先般破綻した武富士に対する過払い金返還請求は90万7,787件、金額にして約1兆3,700億円となった。200万人程度が返還請求権を持っているとされていたため、おおむね半数程度が返還請求を行なったことになる。かつての消費者金融最大手とはいえ1社で1兆円を超える額には驚きを禁じ得ない。また、消費者金融業界全体ともなればその額は莫大なものとなる。2割程度が弁護士や司法書士の懐に入るであろうことからすれば、頻繁に見聞きする「過払い金のご相談は...」といったCMの多さにも納得がいく。
もっとも、過払い金ブームはすでに過去のものになりつつあり、これはデータの上からも明らかになってきている。福岡県においては、県弁護士会が県下の法律相談センターで多重債務に関する相談を無料化したことを契機に相談が急増し、2007年度には相談件数にして約2万(うち多重債務関係は約1万1,200件)と過去最高を記録していた。しかし、2010年度の相談件数は約1万4,800件にまで下落。多重債務関係も約6,100件にとどまったとのこと。これは相談無料化前とほぼ同程度の値であり、特需の終焉を明確に映し出したものといえる。

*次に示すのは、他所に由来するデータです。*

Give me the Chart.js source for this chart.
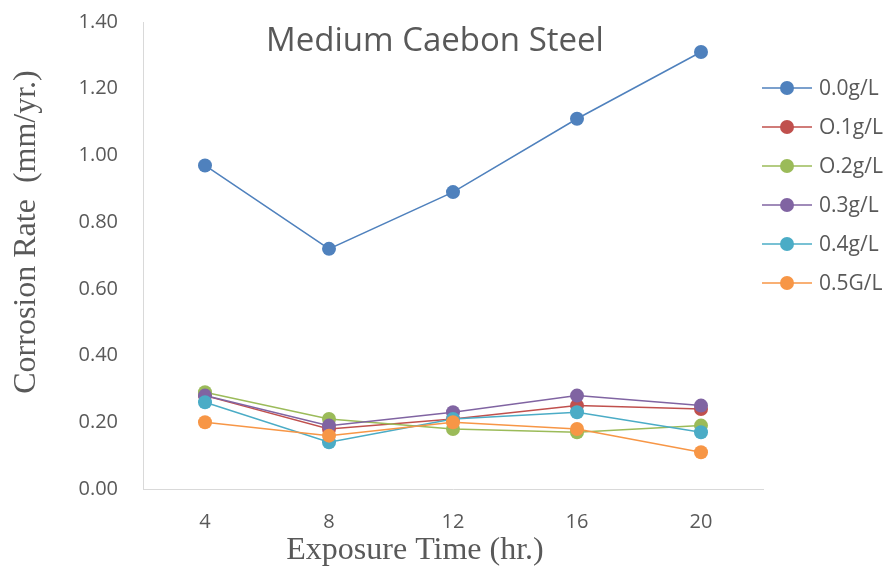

そこで今後の関心事は「次はどの分野で稼ぐのか?」ということになるのだが、大手企業との関係ではIFRS(国際会計基準)に沿った未払い残業代の請求、中小企業との関係では経営相談やコンサルティング業務の充実というのが各事務所の一般的な方針ではないだろうか。遺言や相続、いまだ十分に浸透していない成年後見人なども社会の高齢化に伴い需要が高まりつつある。ただし、過払い金請求のような濡れ手で粟の状況はもはや望むべくも無く、得意分野に磨きをかけることで生き残りを図ろうとする動きが若手の法律家を中心に見られる。
余談だが「過払い金返還請求で急拡大した事務所では、事務員余りとリストラに直面するだろう」との声がある。「事務員たちが企業内労組の立ち上げに走るのでは」といった皮肉めいた声もあがるが、業界環境が厳しさを増すなかでは他事務所への再就職も容易では無い。焚きつける訳ではないが、一考に値する案ではなかろうか。